Aim of the task: Below are some entries. Copy each line that holds the string "picture".

start Data rows

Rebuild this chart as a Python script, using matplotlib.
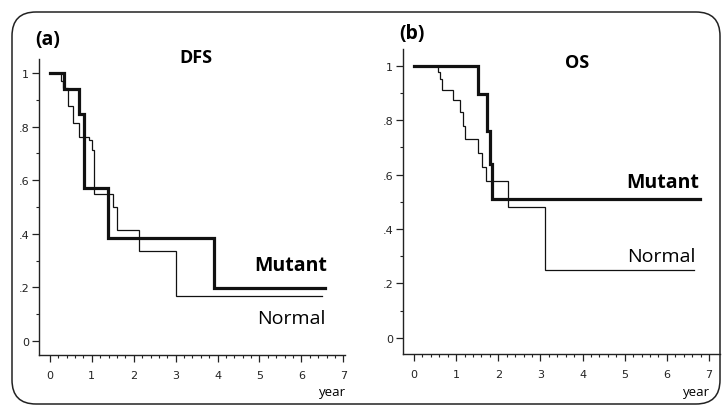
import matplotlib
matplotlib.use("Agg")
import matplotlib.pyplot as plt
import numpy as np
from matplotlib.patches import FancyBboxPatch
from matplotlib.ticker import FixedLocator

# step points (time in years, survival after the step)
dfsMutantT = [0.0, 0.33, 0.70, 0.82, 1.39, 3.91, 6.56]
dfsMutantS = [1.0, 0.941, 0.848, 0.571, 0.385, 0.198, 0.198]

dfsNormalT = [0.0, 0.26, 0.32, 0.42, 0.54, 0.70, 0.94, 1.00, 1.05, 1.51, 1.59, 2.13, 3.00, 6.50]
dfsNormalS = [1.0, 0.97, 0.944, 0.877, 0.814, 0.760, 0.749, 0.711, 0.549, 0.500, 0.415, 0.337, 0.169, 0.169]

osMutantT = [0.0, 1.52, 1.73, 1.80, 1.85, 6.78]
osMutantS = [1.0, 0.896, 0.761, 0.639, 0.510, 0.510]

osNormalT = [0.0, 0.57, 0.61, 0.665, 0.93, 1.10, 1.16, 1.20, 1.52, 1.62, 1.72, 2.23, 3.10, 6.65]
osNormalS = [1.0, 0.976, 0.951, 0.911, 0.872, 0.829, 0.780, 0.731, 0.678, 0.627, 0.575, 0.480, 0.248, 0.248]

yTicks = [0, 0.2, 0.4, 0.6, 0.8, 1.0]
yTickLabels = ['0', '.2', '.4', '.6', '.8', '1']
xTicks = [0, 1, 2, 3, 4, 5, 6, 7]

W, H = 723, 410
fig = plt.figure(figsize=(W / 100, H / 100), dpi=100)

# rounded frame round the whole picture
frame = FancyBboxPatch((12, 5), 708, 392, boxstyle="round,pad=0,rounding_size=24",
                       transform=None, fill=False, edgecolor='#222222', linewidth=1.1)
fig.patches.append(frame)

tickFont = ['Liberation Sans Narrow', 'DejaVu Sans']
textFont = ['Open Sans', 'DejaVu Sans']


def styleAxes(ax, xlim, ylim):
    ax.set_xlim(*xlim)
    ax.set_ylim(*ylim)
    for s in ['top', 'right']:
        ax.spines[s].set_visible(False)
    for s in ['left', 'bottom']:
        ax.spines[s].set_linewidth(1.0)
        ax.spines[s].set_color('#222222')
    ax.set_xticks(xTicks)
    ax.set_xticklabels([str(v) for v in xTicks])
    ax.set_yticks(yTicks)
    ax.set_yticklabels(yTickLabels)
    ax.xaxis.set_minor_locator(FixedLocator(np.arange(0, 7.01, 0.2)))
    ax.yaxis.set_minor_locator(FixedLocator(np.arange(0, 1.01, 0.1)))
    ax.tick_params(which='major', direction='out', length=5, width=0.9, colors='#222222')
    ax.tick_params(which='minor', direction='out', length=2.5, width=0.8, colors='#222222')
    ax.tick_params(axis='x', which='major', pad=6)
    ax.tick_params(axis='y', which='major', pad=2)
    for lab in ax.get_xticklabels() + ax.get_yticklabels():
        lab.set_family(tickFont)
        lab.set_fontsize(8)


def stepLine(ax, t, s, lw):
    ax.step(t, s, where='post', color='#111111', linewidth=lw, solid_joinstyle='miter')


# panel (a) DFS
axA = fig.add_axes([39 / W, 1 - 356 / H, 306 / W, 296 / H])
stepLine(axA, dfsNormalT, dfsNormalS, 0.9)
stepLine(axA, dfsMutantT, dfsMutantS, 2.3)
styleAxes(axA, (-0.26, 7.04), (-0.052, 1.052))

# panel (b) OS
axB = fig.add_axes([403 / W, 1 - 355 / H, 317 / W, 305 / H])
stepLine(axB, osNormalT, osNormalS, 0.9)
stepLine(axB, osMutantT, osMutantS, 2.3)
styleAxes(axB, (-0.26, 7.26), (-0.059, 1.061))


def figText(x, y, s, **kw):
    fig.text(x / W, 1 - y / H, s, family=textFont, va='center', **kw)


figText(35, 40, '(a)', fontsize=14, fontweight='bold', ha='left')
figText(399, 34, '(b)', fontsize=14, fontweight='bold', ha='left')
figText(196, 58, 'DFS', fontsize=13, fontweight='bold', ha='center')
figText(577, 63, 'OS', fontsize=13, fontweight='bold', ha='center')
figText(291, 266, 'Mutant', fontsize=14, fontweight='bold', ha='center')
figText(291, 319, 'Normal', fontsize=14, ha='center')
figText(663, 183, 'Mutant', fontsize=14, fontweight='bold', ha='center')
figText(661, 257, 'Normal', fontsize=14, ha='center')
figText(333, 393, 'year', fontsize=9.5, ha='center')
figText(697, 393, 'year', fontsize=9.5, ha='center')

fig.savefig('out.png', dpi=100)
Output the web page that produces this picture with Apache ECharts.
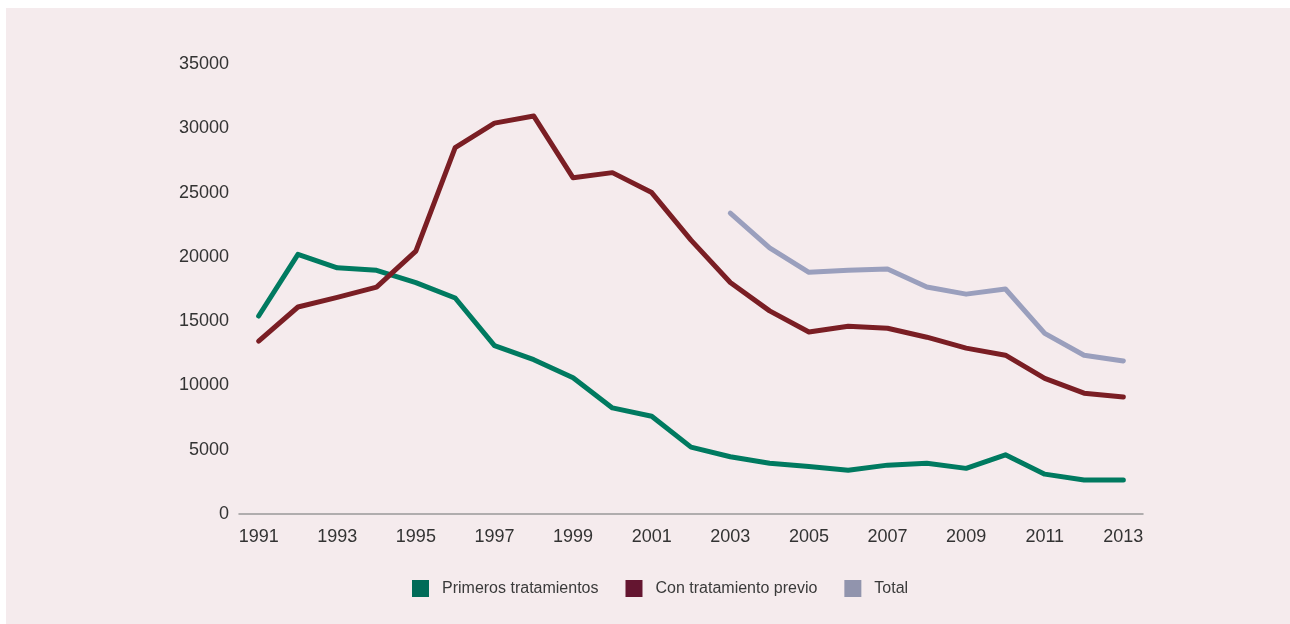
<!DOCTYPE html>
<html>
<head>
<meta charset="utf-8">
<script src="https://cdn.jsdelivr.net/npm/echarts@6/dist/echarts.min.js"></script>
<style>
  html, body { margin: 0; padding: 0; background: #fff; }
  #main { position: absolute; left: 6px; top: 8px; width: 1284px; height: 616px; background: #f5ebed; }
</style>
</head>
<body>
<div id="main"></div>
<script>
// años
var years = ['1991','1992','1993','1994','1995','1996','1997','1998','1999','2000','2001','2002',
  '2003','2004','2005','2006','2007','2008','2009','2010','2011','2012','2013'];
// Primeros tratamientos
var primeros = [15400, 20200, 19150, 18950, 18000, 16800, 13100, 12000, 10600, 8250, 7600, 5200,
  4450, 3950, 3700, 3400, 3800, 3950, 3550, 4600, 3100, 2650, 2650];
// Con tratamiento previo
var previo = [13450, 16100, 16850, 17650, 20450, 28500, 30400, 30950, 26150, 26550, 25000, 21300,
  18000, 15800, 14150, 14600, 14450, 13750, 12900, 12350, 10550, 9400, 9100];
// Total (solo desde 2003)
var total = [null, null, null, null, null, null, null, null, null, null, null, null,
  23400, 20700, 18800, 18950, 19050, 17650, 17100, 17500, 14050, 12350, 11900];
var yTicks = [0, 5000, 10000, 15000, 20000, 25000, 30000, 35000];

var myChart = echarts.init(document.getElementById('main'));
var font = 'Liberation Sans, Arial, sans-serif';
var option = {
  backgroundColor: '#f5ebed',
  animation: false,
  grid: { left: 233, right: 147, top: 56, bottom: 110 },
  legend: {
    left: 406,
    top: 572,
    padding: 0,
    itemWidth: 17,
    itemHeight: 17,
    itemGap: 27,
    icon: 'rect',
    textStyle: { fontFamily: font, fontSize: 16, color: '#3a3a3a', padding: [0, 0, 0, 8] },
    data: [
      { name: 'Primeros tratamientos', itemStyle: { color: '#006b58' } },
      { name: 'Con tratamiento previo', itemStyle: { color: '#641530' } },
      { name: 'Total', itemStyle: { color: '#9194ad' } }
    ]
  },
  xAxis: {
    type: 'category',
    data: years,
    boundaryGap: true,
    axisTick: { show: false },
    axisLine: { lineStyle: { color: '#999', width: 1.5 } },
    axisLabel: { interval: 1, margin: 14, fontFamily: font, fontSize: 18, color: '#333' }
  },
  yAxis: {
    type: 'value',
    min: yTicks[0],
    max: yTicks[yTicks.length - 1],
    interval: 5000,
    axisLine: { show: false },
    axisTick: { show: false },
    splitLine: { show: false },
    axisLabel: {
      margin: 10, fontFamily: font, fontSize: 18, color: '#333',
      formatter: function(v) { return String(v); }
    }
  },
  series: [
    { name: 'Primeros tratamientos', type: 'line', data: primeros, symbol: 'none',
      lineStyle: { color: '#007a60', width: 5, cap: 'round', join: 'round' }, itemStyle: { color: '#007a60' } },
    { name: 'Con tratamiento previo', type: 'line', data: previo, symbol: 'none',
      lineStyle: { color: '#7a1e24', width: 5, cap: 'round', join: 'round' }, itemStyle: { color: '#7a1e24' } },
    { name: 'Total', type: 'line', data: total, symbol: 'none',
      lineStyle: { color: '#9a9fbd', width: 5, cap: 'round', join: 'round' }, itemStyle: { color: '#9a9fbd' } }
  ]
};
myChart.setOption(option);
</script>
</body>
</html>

end Data rows

Full response:
# rounded frame round the whole picture
Output the web page that produces this picture with Apache ECharts.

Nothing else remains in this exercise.